横浜で見た野育ちの伝統芸「里神楽」オーマイニュース

 盛夏の到来を告げる横浜の「本牧お馬流し」の季節がやってきた。

 中区本牧地区最大のイベントで、土曜・日曜の2日間、御輿や盆踊りなどいくつものイベントが多発的に行われる。今年は8月2日と3日に行われた。

 この祭りのハイライトは穢(けが)れを封じた藁のご神体を海に流す「お馬流し」(神奈川県無形民俗文化財指定)だ。400年の伝統を持つ「奇祭」と称され、さまざまな方がブログなどでレポートしている。

 しかしこの祭りには隠れた見所がある。そこをレポートしたい。

  ◇

 その見所とは、中夜祭として行われる神社の奉納芸「里神楽」である。

 演者は東京都稲城市の「山本頼信社中(国指定重要無形民俗文化財)」で、5年前から招かれている。

 この日の主演目は神主の「お祓いの起源」。「祓いたまえ〜、清めたまえ〜」というあれである。あのいわれを舞踊劇仕立てで演じるのだ。

 登場人物は5人ほどだったが、そのすべてが神々という演目は、かなりめずらしいのではないか。しかも舞方は現役の神主だという。奉納芸の面目躍如である。

 里神楽は初見で、実は存在すら知らなかった。中高生のころ、「芸術鑑賞」と称する授業で、歌舞伎や能を見た記憶はある。だが、野育ちの伝統芸を見るのは初めての経験である。

 舞台は特設ステージだが、つくりは能舞台にそっくり。背景は松の絵でちゃんと橋懸かりもある。演じ手も能楽師のような衣装で、面をつけている。

 そういうわけで「神楽」というより「能」に近い。ただ動きが能よりも大げさでテンポも良く、すり足もそれほど使わないなど、ずっと砕けた感じがした。

 歌舞伎に対する里歌舞伎、新劇に対する大衆演劇のようなものだろうか。

 主演目のほかに「恵比寿様が大黒様をお招きするお目出たい席の話」などの演し物があり、上演時間は2時間半ほどだった。

 本牧神社は「本牧和田山」という小高い丘の中腹にあり、裏手は和田山の森という絶好のロケーションである。

 森を背にすることで、非常な奥深さと非日常感が伝わってくる。神話を扱う芸能として申し分ない条件だったと思う。神社の境内での観劇も新鮮だ。

 本来の里神楽は黙劇でせりふや謡いはないらしいのだが、この日は家元の山本頼信氏がずっと解説をしていたため、とても分かりやすかった。おかげで気軽に舞台を楽しむことが出来た。

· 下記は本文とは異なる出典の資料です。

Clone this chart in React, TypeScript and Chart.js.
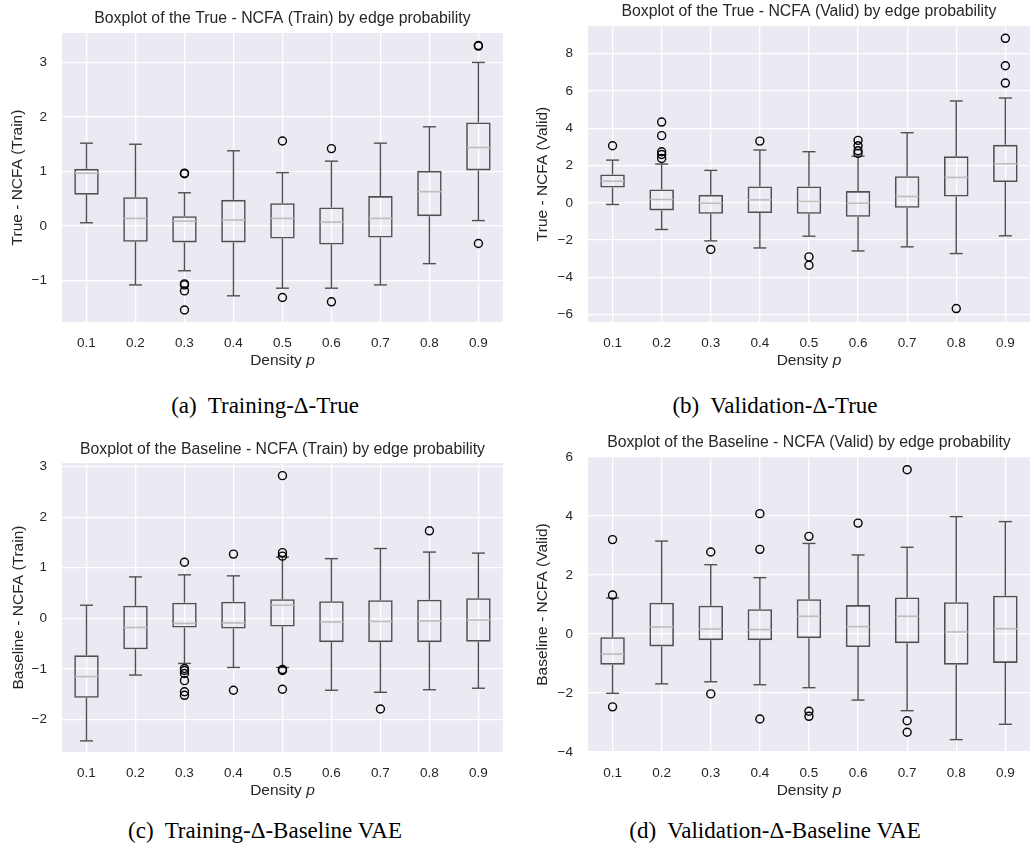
import React, { useEffect, useRef } from "react";
import { Chart, registerables } from "chart.js";

Chart.register(...registerables);

// ---------- data ----------
const categories = ["0.1", "0.2", "0.3", "0.4", "0.5", "0.6", "0.7", "0.8", "0.9"];

// (a) True - NCFA (Train)
const aLow = [0.06, -1.08, -0.82, -1.28, -1.14, -1.14, -1.08, -0.69, 0.1];
const aQ1 = [0.575, -0.29, -0.3, -0.3, -0.23, -0.34, -0.21, 0.18, 1.02];
const aMed = [0.97, 0.14, 0.09, 0.11, 0.14, 0.07, 0.14, 0.63, 1.44];
const aQ3 = [1.05, 0.53, 0.18, 0.48, 0.42, 0.34, 0.55, 1.01, 1.9];
const aHigh = [1.52, 1.5, 0.61, 1.38, 0.98, 1.19, 1.52, 1.82, 3.0];
const aOutCat = [3, 3, 3, 3, 3, 3, 5, 5, 6, 6, 9, 9, 9];
const aOutVal = [0.97, 0.96, -1.06, -1.08, -1.19, -1.54, 1.56, -1.31, 1.42, -1.39, 3.31, 3.3, -0.32];
const aTicks = [-1, 0, 1, 2, 3];

// (b) True - NCFA (Valid)
const bLow = [-0.09, -1.43, -2.04, -2.42, -1.79, -2.58, -2.36, -2.72, -1.77];
const bQ1 = [0.82, -0.41, -0.59, -0.55, -0.59, -0.75, -0.27, 0.34, 1.11];
const bMed = [1.16, 0.18, -0.02, 0.16, 0.07, -0.02, 0.34, 1.36, 2.09];
const bQ3 = [1.52, 0.72, 0.43, 0.88, 0.88, 0.63, 1.43, 2.49, 3.11];
const bHigh = [2.29, 2.08, 1.74, 2.83, 2.74, 2.5, 3.76, 5.46, 5.62];
const bOutCat = [1, 2, 2, 2, 2, 2, 3, 4, 5, 5, 6, 6, 6, 6, 8, 9, 9, 9];
const bOutVal = [3.06, 4.33, 3.6, 2.74, 2.59, 2.38, -2.5, 3.31, -2.9, -3.35, 3.35, 3.06, 2.79, 2.65, -5.67, 8.82, 7.35, 6.42];
const bTicks = [-6, -4, -2, 0, 2, 4, 6, 8];

// (c) Baseline - NCFA (Train)
const cLow = [-2.42, -1.12, -0.89, -0.97, -0.97, -1.42, -1.46, -1.41, -1.38];
const cQ1 = [-1.57, -0.61, -0.18, -0.2, -0.16, -0.47, -0.47, -0.47, -0.46];
const cMed = [-1.15, -0.18, -0.1, -0.09, 0.26, -0.07, -0.06, -0.05, -0.03];
const cQ3 = [-0.73, 0.25, 0.31, 0.33, 0.38, 0.34, 0.36, 0.37, 0.4];
const cHigh = [0.26, 0.82, 0.86, 0.84, 1.21, 1.18, 1.38, 1.31, 1.29];
const cOutCat = [3, 3, 3, 3, 3, 3, 3, 4, 4, 5, 5, 5, 5, 5, 5, 7, 8];
const cOutVal = [1.11, -0.99, -1.03, -1.09, -1.23, -1.45, -1.52, 1.27, -1.42, 2.82, 1.3, 1.23, -1.01, -1.03, -1.4, -1.79, 1.73];
const cTicks = [-2, -1, 0, 1, 2, 3];

// (d) Baseline - NCFA (Valid)
const dLow = [-2.01, -1.69, -1.62, -1.72, -1.82, -2.24, -2.6, -3.58, -3.06];
const dQ1 = [-1.04, -0.42, -0.21, -0.21, -0.14, -0.44, -0.31, -1.04, -0.98];
const dMed = [-0.68, 0.24, 0.17, 0.15, 0.6, 0.25, 0.6, 0.07, 0.18];
const dQ3 = [-0.11, 1.06, 0.96, 0.84, 1.18, 0.98, 1.24, 1.08, 1.3];
const dHigh = [1.22, 3.15, 2.35, 1.91, 3.07, 2.68, 2.94, 3.98, 3.81];
const dOutCat = [1, 1, 1, 3, 3, 4, 4, 4, 5, 5, 5, 6, 7, 7, 7];
const dOutVal = [3.2, 1.32, -2.47, 2.78, -2.03, 4.08, 2.87, -2.88, 3.31, -2.62, -2.79, 3.76, 5.57, -2.94, -3.33];
const dTicks = [-4, -2, 0, 2, 4, 6];

// ---------- styling ----------
const SANS = '"Liberation Sans", Arial, Helvetica, sans-serif';
const SERIF = '"Liberation Serif", "Times New Roman", Times, serif';
const TEXT = "#262626";
const BG = "#EAEAF2";
const BOX = "#505050";
const MEDIAN = "#BDBDBD";
const TITLE_SIZE = 15.8;
const LABEL_SIZE = 15.5;
const TICK_SIZE = 13.5;

Chart.defaults.font.family = SANS;

type Panel = {
  title: string;
  yTitle: string;
  low: number[];
  q1: number[];
  med: number[];
  q3: number[];
  high: number[];
  outCat: number[];
  outVal: number[];
  ticks: number[];
  yMin: number;
  yMax: number;
  left: number;
  top: number;
  width: number;
  height: number;
  areaLeft: number;
  areaTop: number;
  areaRight: number;
  areaBottom: number;
  titleCenter: number;
  yTitleCenter: number;
  caption: string;
  captionX: number;
  captionY: number;
};

const panels: Panel[] = [
  {
    title: "Boxplot of the True - NCFA (Train) by edge probability",
    yTitle: "True - NCFA (Train)",
    low: aLow, q1: aQ1, med: aMed, q3: aQ3, high: aHigh, outCat: aOutCat, outVal: aOutVal,
    ticks: aTicks, yMin: -1.76, yMax: 3.54,
    left: 0, top: 0, width: 516, height: 380,
    areaLeft: 62, areaTop: 33, areaRight: 509, areaBottom: 322,
    titleCenter: 18.5, yTitleCenter: 18,
    caption: "(a)  Training-\u0394-True", captionX: 265, captionY: 406,
  },
  {
    title: "Boxplot of the True - NCFA (Valid) by edge probability",
    yTitle: "True - NCFA (Valid)",
    low: bLow, q1: bQ1, med: bMed, q3: bQ3, high: bHigh, outCat: bOutCat, outVal: bOutVal,
    ticks: bTicks, yMin: -6.39, yMax: 9.48,
    left: 516, top: 0, width: 527, height: 380,
    areaLeft: 72, areaTop: 26, areaRight: 527, areaBottom: 322,
    titleCenter: 12, yTitleCenter: 26.5,
    caption: "(b)  Validation-\u0394-True", captionX: 775, captionY: 406,
  },
  {
    title: "Boxplot of the Baseline - NCFA (Train) by edge probability",
    yTitle: "Baseline - NCFA (Train)",
    low: cLow, q1: cQ1, med: cMed, q3: cQ3, high: cHigh, outCat: cOutCat, outVal: cOutVal,
    ticks: cTicks, yMin: -2.64, yMax: 3.07,
    left: 0, top: 430, width: 516, height: 380,
    areaLeft: 62, areaTop: 33, areaRight: 509, areaBottom: 322,
    titleCenter: 20, yTitleCenter: 18.5,
    caption: "(c)  Training-\u0394-Baseline VAE", captionX: 265, captionY: 831,
  },
  {
    title: "Boxplot of the Baseline - NCFA (Valid) by edge probability",
    yTitle: "Baseline - NCFA (Valid)",
    low: dLow, q1: dQ1, med: dMed, q3: dQ3, high: dHigh, outCat: dOutCat, outVal: dOutVal,
    ticks: dTicks, yMin: -4, yMax: 6,
    left: 516, top: 430, width: 527, height: 380,
    areaLeft: 72, areaTop: 27, areaRight: 527, areaBottom: 322,
    titleCenter: 12.5, yTitleCenter: 26.5,
    caption: "(d)  Validation-\u0394-Baseline VAE", captionX: 775, captionY: 831,
  },
];

const fmt = (v: number) => (v < 0 ? "\u2212" + Math.abs(v) : String(v));

const bgPlugin = {
  id: "panelBackground",
  beforeDraw(chart: any) {
    const { ctx, chartArea } = chart;
    ctx.save();
    ctx.fillStyle = BG;
    ctx.fillRect(chartArea.left, chartArea.top, chartArea.right - chartArea.left, chartArea.bottom - chartArea.top);
    ctx.restore();
  },
};

const xTitlePlugin = {
  id: "densityTitle",
  afterDraw(chart: any) {
    const { ctx, chartArea } = chart;
    const cx = (chartArea.left + chartArea.right) / 2;
    const y = chartArea.bottom + 38.5;
    const f1 = `${LABEL_SIZE}px ${SANS}`;
    const f2 = `italic ${LABEL_SIZE}px ${SANS}`;
    ctx.save();
    ctx.fillStyle = TEXT;
    ctx.textBaseline = "middle";
    ctx.textAlign = "left";
    ctx.font = f1;
    const w1 = ctx.measureText("Density ").width;
    ctx.font = f2;
    const w2 = ctx.measureText("p").width;
    const x0 = cx - (w1 + w2) / 2;
    ctx.font = f1;
    ctx.fillText("Density ", x0, y);
    ctx.font = f2;
    ctx.fillText("p", x0 + w1, y);
    ctx.restore();
  },
};

function makeConfig(p: Panel): any {
  const lh = TITLE_SIZE * 1.2;
  const llh = LABEL_SIZE * 1.2;
  const boxes = categories.map((_, i) => ({ x: i + 1, y: [p.q1[i], p.q3[i]] }));
  const whiskers: any[] = [];
  categories.forEach((_, i) => {
    whiskers.push({ x: i + 1, y: p.low[i] });
    whiskers.push({ x: i + 1, y: p.q1[i] });
    whiskers.push({ x: i + 1, y: null });
    whiskers.push({ x: i + 1, y: p.q3[i] });
    whiskers.push({ x: i + 1, y: p.high[i] });
    whiskers.push({ x: i + 1, y: null });
  });
  const caps: any[] = [];
  categories.forEach((_, i) => {
    caps.push({ x: i + 1, y: p.low[i] });
    caps.push({ x: i + 1, y: p.high[i] });
  });
  const medians = categories.map((_, i) => ({ x: i + 1, y: p.med[i] }));
  const outliers = p.outCat.map((c, i) => ({ x: c, y: p.outVal[i] }));
  const gridOpts = { color: "#FFFFFF", lineWidth: 1.3, drawTicks: false, offset: false };

  return {
    type: "bar",
    data: {
      datasets: [
        {
          type: "scatter",
          data: outliers,
          pointStyle: "circle",
          pointRadius: 4,
          borderWidth: 1.4,
          borderColor: "#000000",
          backgroundColor: "rgba(0,0,0,0)",
          order: 0,
        },
        {
          type: "scatter",
          data: medians,
          pointStyle: "line",
          pointRadius: 11.5,
          borderWidth: 1.6,
          borderColor: MEDIAN,
          order: 1,
        },
        {
          type: "scatter",
          data: caps,
          pointStyle: "line",
          pointRadius: 6.5,
          borderWidth: 1.4,
          borderColor: BOX,
          order: 2,
        },
        {
          type: "line",
          data: whiskers,
          pointRadius: 0,
          spanGaps: false,
          borderWidth: 1.4,
          borderColor: BOX,
          fill: false,
          order: 3,
        },
        {
          type: "bar",
          data: boxes,
          backgroundColor: "rgba(0,0,0,0)",
          borderColor: BOX,
          borderWidth: 1.6,
          borderSkipped: false,
          barPercentage: 0.5,
          categoryPercentage: 1,
          grouped: false,
          order: 4,
        },
      ],
    },
    options: {
      responsive: false,
      animation: false,
      events: [],
      layout: { padding: { left: 0, top: 0, right: p.width - p.areaRight, bottom: 0 } },
      plugins: {
        legend: { display: false },
        tooltip: { enabled: false },
        title: {
          display: true,
          text: p.title,
          color: TEXT,
          fullSize: false,
          font: { family: SANS, size: TITLE_SIZE, weight: "normal", lineHeight: 1.2 },
          padding: { top: p.titleCenter - lh / 2, bottom: p.areaTop - p.titleCenter - lh / 2 },
        },
      },
      scales: {
        x: {
          type: "linear",
          min: 0.5,
          max: 9.5,
          offset: false,
          afterBuildTicks: (s: any) => {
            s.ticks = categories.map((_, i) => ({ value: i + 1 }));
          },
          afterFit: (s: any) => {
            s.height = p.height - p.areaBottom;
          },
          ticks: {
            callback: (_v: any, i: number) => categories[i],
            color: TEXT,
            font: { family: SANS, size: TICK_SIZE },
            padding: 13,
            maxRotation: 0,
            autoSkip: false,
          },
          grid: gridOpts,
          border: { display: false },
        },
        y: {
          type: "linear",
          min: p.yMin,
          max: p.yMax,
          afterBuildTicks: (s: any) => {
            s.ticks = p.ticks.map((v) => ({ value: v }));
          },
          afterFit: (s: any) => {
            s.width = p.areaLeft;
          },
          ticks: {
            callback: (v: any) => fmt(Number(v)),
            color: TEXT,
            font: { family: SANS, size: TICK_SIZE },
            padding: 15,
          },
          grid: gridOpts,
          border: { display: false },
          title: {
            display: true,
            text: p.yTitle,
            color: TEXT,
            font: { family: SANS, size: LABEL_SIZE, lineHeight: 1.2 },
            padding: { top: p.yTitleCenter - llh / 2, bottom: 0 },
          },
        },
      },
    },
    plugins: [bgPlugin, xTitlePlugin],
  };
}

function BoxPanel({ p }: { p: Panel }) {
  const ref = useRef<HTMLCanvasElement | null>(null);
  useEffect(() => {
    if (!ref.current) return;
    const chart = new Chart(ref.current, makeConfig(p));
    return () => chart.destroy();
  }, [p]);
  return (
    <canvas
      ref={ref}
      width={p.width}
      height={p.height}
      style={{ position: "absolute", left: p.left, top: p.top, width: p.width, height: p.height }}
    />
  );
}

export default function App() {
  return (
    <div
      style={{
        position: "absolute",
        left: 0,
        top: 0,
        width: 1036,
        height: 854,
        overflow: "hidden",
        background: "#FFFFFF",
      }}
    >
      {panels.map((p, i) => (
        <BoxPanel key={i} p={p} />
      ))}
      {panels.map((p, i) => (
        <div
          key={"cap" + i}
          style={{
            position: "absolute",
            left: p.captionX - 250,
            width: 500,
            top: p.captionY - 15,
            height: 30,
            lineHeight: "30px",
            textAlign: "center",
            whiteSpace: "pre",
            fontFamily: SERIF,
            fontSize: 23,
            color: "#000000",
          }}
        >
          {p.caption}
        </div>
      ))}
    </div>
  );
}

 残念だったのは、国指定の無形文化財なのに、見物客が少なかったことだ。せいぜい35人くらいだったろうか。

 一方、神社のまえにある芝生の広場は盆踊りの真っ最中で、「マツケンサンバ」や「WAになっておどろう」でかなりのにぎわいをみせていた。屋台の綿飴やお好み焼き屋の前にも行列が出来てたのに比べると、神楽見物の方は少々さびしい状態だった。

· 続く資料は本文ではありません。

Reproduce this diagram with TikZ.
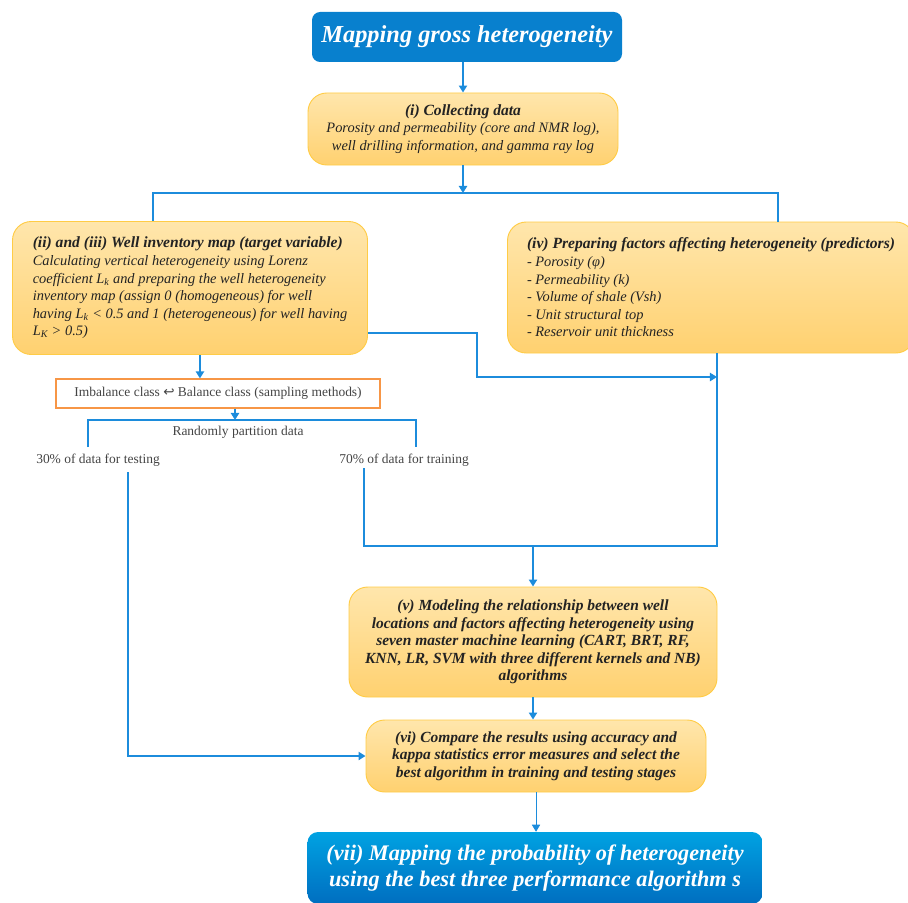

 里神楽は継承者がすくなくなり、都内で伝承されているのは四社中のみという。しかも江戸時代からつづいている直系はこの山本家だけだそうだ。

 稲城、府中、川崎、大和、町田、三鷹、八王子の各市内や中野、世田谷区内、多摩川流域の約40カ所の神社祭礼に出向いて表演しているそうだが、これは各地域が地元の人材で奉納芸を執り行えないことの裏返しであろう。山本社中の芸は素晴らしいのだが、少し複雑な心境である。

 里神楽の奉納は来週以降も続く。是非、あなたもお近くの境内で実際に体験してほしい。